Several of the bank’s top shareholders and a leading opposition lawmaker have questioned whether U.S. authorities are seeking to undermine London as a global financial centre. [...]

“I think it’s a concerted effort that’s been organised at the top of the U.S. government. I think this is Washington trying to win a commercial battle to have trading from London shifted to New York,” said John Mann, a member of parliament’s finance committee who also called for a parliamentary inquiry.

Mann, from the centre-left Labour party, has become a public scourge of London bankers’ greed and immorality during the financial crisis. But he told Reuters he saw “anti-British bias” behind “disproportionate publicity that’s given to British banking problems, as opposed to American banking problems”.

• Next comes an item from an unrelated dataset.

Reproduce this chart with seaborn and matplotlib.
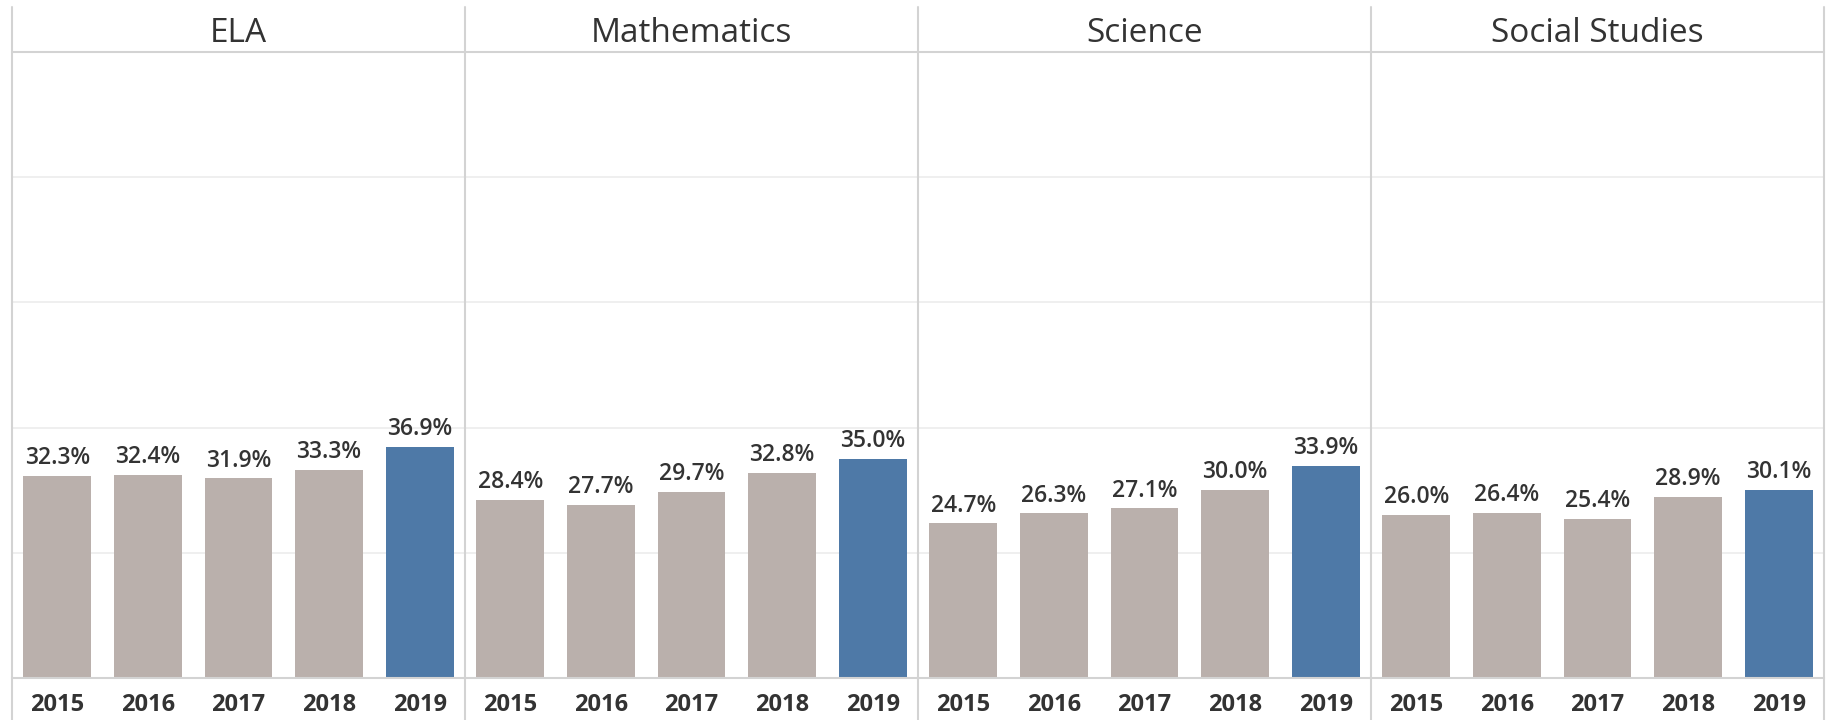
import numpy as np
import pandas as pd
import matplotlib
matplotlib.use('Agg')
import matplotlib.pyplot as plt
from matplotlib.lines import Line2D
from matplotlib.ticker import FixedLocator
import seaborn as sns

# --- Data ---
SUBJECTS = ['ELA', 'Mathematics', 'Science', 'Social Studies']
YEARS = ['2015', '2016', '2017', '2018', '2019']
ela = [32.3, 32.4, 31.9, 33.3, 36.9]
math = [28.4, 27.7, 29.7, 32.8, 35.0]
science = [24.7, 26.3, 27.1, 30.0, 33.9]
social = [26.0, 26.4, 25.4, 28.9, 30.1]

# --- Style ---
GREY = '#BAB0AC'
BLUE = '#4E79A7'
TEXT = '#333333'
BORDER = '#d3d3d3'
GRID = '#ececec'
PALETTE = {y: GREY for y in YEARS}
PALETTE['2019'] = BLUE

W, H = 1827, 720
LEFT, PANEL_W = 12, 453
BASE_Y, TOP_Y, HEAD_TOP = 678, 52, 7

sns.set_theme(style='white')
plt.rcParams['font.family'] = ['Open Sans', 'DejaVu Sans']

rows = []
for subj, vals in zip(SUBJECTS, [ela, math, science, social]):
    for yr, v in zip(YEARS, vals):
        rows.append({'subject': subj, 'year': yr, 'pct': v})
df = pd.DataFrame(rows)

fig = plt.figure(figsize=(W / 100, H / 100), dpi=100)

for i, subj in enumerate(SUBJECTS):
    ax = fig.add_axes([(LEFT + i * PANEL_W) / W, (H - BASE_Y) / H,
                       PANEL_W / W, (BASE_Y - TOP_Y) / H])
    sub = df[df['subject'] == subj]
    sns.barplot(data=sub, x='year', y='pct', hue='year', palette=PALETTE,
                order=YEARS, hue_order=YEARS, width=0.75, legend=False,
                saturation=1, edgecolor='none', ax=ax)
    ax.set_ylim(0, 100)
    ax.set_xlim(-0.5, len(YEARS) - 0.5)
    ax.set_yticks([20, 40, 60, 80])
    ax.yaxis.grid(True, color=GRID, linewidth=1.2)
    ax.set_axisbelow(True)
    ax.set_xlabel('')
    ax.set_ylabel('')
    ax.tick_params(axis='y', left=False, labelleft=False)
    ax.tick_params(axis='x', which='major', length=0, pad=10.5,
                   labelsize=17, labelcolor=TEXT)
    for lab in ax.get_xticklabels():
        lab.set_fontweight('bold')
    ax.xaxis.set_minor_locator(FixedLocator([0.5, 1.5, 2.5, 3.5]))
    ax.tick_params(axis='x', which='minor', length=7, width=1, color='#e8e8e8')
    for s in ['top', 'left', 'right']:
        ax.spines[s].set_visible(False)
    ax.spines['bottom'].set_color(BORDER)
    ax.spines['bottom'].set_linewidth(1.5)

    for bar, v in zip(ax.patches, sub['pct']):
        ax.annotate(f'{v:.1f}%', (bar.get_x() + bar.get_width() / 2, bar.get_height()),
                    xytext=(0, 8.5), textcoords='offset points', ha='center',
                    va='baseline', fontsize=16.5, fontweight='semibold', color=TEXT)

    # panel header
    fig.text((LEFT + i * PANEL_W + PANEL_W / 2) / W, 1 - 34 / H, subj,
             ha='center', va='center', fontsize=24, color=TEXT)

# panel borders and header line
for i in range(len(SUBJECTS) + 1):
    x = (LEFT + i * PANEL_W) / W
    fig.add_artist(Line2D([x, x], [0, 1 - HEAD_TOP / H], color=BORDER, linewidth=1.5))
fig.add_artist(Line2D([LEFT / W, (LEFT + 4 * PANEL_W) / W], [1 - TOP_Y / H] * 2,
                      color=BORDER, linewidth=1.5))

fig.savefig('out.png', dpi=100, facecolor='white')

“This is a political onslaught,” he said.

Here is The Guardian:

First, and most importantly, senior bank management needs to be held personally liable for serious violations of the law. The threat of losing their fancy houses, lucrative bonuses and reputation in high society may spur executives to treat the law and its enforcers with a little more respect. Compliance and ethical behaviour need to be clearly benchmarked – and any bonuses awarded to senior staff properly clawed back if malfeasance subsequently comes to light. This is also a duty for shareholders, who have seriously lost out following the publications of the allegations about Standard Chartered.

The prospect of a prison cell would certainly focus minds. The crimes alleged are massive, and where proved true, of a breathtaking scale, earning hundreds of million dollars in rewards, while assisting terrorists, tyrants and drug traffickers. The punishment now needs to fit those crimes. Prison and penury would certainly focus minds of potential future banksters.